**Objective:**
Retype word for word the first line of the listing and each line after it up to the line with "return d.value >", with the pictures taken out.

━━━━━ Working data ━━━━━

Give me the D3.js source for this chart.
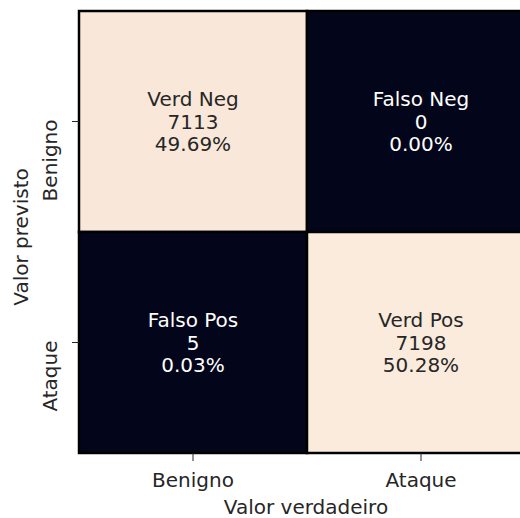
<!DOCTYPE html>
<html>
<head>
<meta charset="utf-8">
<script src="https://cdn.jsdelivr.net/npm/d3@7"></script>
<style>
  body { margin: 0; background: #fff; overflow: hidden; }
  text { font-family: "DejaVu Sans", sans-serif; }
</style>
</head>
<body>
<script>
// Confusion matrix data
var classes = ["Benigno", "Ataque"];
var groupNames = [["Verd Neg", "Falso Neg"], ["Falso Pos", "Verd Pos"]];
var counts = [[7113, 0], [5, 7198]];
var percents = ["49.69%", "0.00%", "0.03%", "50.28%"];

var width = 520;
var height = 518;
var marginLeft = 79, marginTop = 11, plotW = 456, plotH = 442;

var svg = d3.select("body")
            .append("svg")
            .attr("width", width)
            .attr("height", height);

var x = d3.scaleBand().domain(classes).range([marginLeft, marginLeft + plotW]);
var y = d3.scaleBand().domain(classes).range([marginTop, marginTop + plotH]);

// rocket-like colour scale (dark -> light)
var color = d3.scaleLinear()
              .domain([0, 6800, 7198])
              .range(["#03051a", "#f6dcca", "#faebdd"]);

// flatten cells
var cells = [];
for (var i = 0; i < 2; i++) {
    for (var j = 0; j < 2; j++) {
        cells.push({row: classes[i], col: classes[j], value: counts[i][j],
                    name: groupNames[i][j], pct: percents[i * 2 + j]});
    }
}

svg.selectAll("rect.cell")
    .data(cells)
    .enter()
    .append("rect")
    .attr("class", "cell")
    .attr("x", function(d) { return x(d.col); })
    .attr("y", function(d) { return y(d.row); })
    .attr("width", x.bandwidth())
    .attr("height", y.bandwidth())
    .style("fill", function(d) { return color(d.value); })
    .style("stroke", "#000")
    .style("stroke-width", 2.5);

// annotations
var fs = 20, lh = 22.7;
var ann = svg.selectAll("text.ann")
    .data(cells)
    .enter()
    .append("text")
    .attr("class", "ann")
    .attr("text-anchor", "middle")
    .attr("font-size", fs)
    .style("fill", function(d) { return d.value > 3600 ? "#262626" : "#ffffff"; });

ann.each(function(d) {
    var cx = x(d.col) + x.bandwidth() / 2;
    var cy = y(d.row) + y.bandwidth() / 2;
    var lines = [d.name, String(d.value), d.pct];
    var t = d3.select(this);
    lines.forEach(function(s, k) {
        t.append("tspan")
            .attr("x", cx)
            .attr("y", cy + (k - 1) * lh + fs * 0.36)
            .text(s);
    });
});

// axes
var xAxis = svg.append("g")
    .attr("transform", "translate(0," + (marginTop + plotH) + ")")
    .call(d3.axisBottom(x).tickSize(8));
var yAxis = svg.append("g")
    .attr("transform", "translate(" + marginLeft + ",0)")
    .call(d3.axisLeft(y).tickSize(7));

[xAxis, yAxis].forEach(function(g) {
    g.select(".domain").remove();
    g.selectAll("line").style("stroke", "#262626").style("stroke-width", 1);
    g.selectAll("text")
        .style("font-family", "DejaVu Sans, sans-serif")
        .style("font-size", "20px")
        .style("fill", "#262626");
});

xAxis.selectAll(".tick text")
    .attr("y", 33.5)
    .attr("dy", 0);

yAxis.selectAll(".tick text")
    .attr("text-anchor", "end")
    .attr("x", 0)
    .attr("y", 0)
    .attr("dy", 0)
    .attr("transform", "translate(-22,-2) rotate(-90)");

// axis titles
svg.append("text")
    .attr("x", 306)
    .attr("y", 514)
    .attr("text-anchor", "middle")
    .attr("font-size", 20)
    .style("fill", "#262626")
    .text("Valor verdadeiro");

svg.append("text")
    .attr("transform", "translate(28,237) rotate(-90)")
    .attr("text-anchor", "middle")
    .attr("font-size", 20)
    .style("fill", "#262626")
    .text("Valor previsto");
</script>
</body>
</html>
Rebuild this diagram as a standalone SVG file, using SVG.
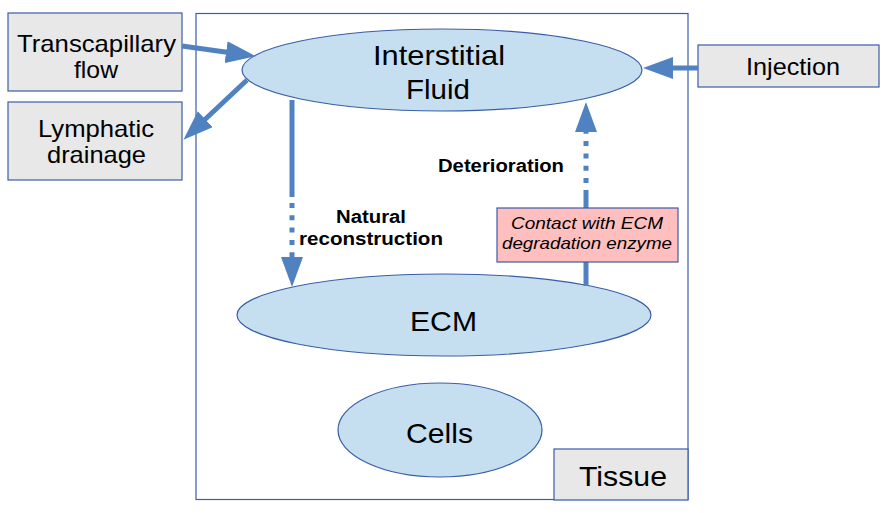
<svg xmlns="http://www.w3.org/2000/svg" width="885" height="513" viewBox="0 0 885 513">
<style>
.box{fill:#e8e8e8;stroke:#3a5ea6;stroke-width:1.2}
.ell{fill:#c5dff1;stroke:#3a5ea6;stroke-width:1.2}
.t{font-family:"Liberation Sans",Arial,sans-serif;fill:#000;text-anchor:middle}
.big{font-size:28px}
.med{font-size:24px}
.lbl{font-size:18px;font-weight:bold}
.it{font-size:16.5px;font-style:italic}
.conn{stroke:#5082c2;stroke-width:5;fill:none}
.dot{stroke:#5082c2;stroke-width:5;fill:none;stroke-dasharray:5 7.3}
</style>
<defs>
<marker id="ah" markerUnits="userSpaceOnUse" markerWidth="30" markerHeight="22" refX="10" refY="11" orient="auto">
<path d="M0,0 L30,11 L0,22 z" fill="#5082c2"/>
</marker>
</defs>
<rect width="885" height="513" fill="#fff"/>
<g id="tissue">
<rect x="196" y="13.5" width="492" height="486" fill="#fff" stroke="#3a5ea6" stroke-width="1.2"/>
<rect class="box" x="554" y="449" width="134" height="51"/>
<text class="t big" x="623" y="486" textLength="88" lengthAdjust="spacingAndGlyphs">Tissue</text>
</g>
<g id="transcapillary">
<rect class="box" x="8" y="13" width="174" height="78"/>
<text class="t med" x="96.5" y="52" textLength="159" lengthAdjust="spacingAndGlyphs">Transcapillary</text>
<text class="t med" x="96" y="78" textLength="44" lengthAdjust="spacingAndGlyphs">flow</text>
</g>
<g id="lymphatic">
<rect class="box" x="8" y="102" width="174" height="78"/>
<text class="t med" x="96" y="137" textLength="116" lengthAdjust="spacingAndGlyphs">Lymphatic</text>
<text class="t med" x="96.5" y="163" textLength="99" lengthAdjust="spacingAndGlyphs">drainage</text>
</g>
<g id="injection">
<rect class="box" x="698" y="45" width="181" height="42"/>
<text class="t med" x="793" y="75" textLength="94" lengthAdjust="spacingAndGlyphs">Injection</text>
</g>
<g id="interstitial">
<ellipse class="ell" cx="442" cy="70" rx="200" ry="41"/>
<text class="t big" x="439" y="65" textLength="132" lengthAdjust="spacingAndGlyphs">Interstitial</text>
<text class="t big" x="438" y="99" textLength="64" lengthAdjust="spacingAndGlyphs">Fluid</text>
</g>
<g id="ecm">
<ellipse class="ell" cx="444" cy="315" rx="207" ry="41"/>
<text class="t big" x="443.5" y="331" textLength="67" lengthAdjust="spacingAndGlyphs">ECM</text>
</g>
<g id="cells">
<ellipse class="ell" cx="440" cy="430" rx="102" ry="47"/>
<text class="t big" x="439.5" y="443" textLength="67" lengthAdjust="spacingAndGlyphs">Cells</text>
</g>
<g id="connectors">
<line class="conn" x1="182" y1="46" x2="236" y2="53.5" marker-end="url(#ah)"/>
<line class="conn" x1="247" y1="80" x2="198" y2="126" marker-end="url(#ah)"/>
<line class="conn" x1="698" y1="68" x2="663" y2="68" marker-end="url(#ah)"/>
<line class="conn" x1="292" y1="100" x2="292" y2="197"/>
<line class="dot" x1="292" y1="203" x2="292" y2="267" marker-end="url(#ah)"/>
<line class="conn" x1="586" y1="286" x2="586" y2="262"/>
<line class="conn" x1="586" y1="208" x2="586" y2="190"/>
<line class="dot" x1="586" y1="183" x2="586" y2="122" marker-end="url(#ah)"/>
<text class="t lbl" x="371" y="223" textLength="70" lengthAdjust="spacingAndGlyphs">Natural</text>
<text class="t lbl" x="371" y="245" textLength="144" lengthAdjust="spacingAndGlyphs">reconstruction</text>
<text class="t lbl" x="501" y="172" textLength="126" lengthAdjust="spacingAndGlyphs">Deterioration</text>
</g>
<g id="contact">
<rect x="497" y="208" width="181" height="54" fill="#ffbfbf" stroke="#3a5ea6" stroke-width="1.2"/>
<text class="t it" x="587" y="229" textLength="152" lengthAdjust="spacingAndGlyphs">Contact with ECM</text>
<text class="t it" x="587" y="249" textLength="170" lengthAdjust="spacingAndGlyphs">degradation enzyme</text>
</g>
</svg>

━━━━━

**Result of the task:**
Give me the D3.js source for this chart.
<!DOCTYPE html>
<html>
<head>
<meta charset="utf-8">
<script src="https://cdn.jsdelivr.net/npm/d3@7"></script>
<style>
  body { margin: 0; background: #fff; overflow: hidden; }
  text { font-family: "DejaVu Sans", sans-serif; }
</style>
</head>
<body>
<script>
// Confusion matrix data
var classes = ["Benigno", "Ataque"];
var groupNames = [["Verd Neg", "Falso Neg"], ["Falso Pos", "Verd Pos"]];
var counts = [[7113, 0], [5, 7198]];
var percents = ["49.69%", "0.00%", "0.03%", "50.28%"];

var width = 520;
var height = 518;
var marginLeft = 79, marginTop = 11, plotW = 456, plotH = 442;

var svg = d3.select("body")
            .append("svg")
            .attr("width", width)
            .attr("height", height);

var x = d3.scaleBand().domain(classes).range([marginLeft, marginLeft + plotW]);
var y = d3.scaleBand().domain(classes).range([marginTop, marginTop + plotH]);

// rocket-like colour scale (dark -> light)
var color = d3.scaleLinear()
              .domain([0, 6800, 7198])
              .range(["#03051a", "#f6dcca", "#faebdd"]);

// flatten cells
var cells = [];
for (var i = 0; i < 2; i++) {
    for (var j = 0; j < 2; j++) {
        cells.push({row: classes[i], col: classes[j], value: counts[i][j],
                    name: groupNames[i][j], pct: percents[i * 2 + j]});
    }
}

svg.selectAll("rect.cell")
    .data(cells)
    .enter()
    .append("rect")
    .attr("class", "cell")
    .attr("x", function(d) { return x(d.col); })
    .attr("y", function(d) { return y(d.row); })
    .attr("width", x.bandwidth())
    .attr("height", y.bandwidth())
    .style("fill", function(d) { return color(d.value); })
    .style("stroke", "#000")
    .style("stroke-width", 2.5);

// annotations
var fs = 20, lh = 22.7;
var ann = svg.selectAll("text.ann")
    .data(cells)
    .enter()
    .append("text")
    .attr("class", "ann")
    .attr("text-anchor", "middle")
    .attr("font-size", fs)
    .style("fill", function(d) { return d.value > 3600 ? "#262626" : "#ffffff"; });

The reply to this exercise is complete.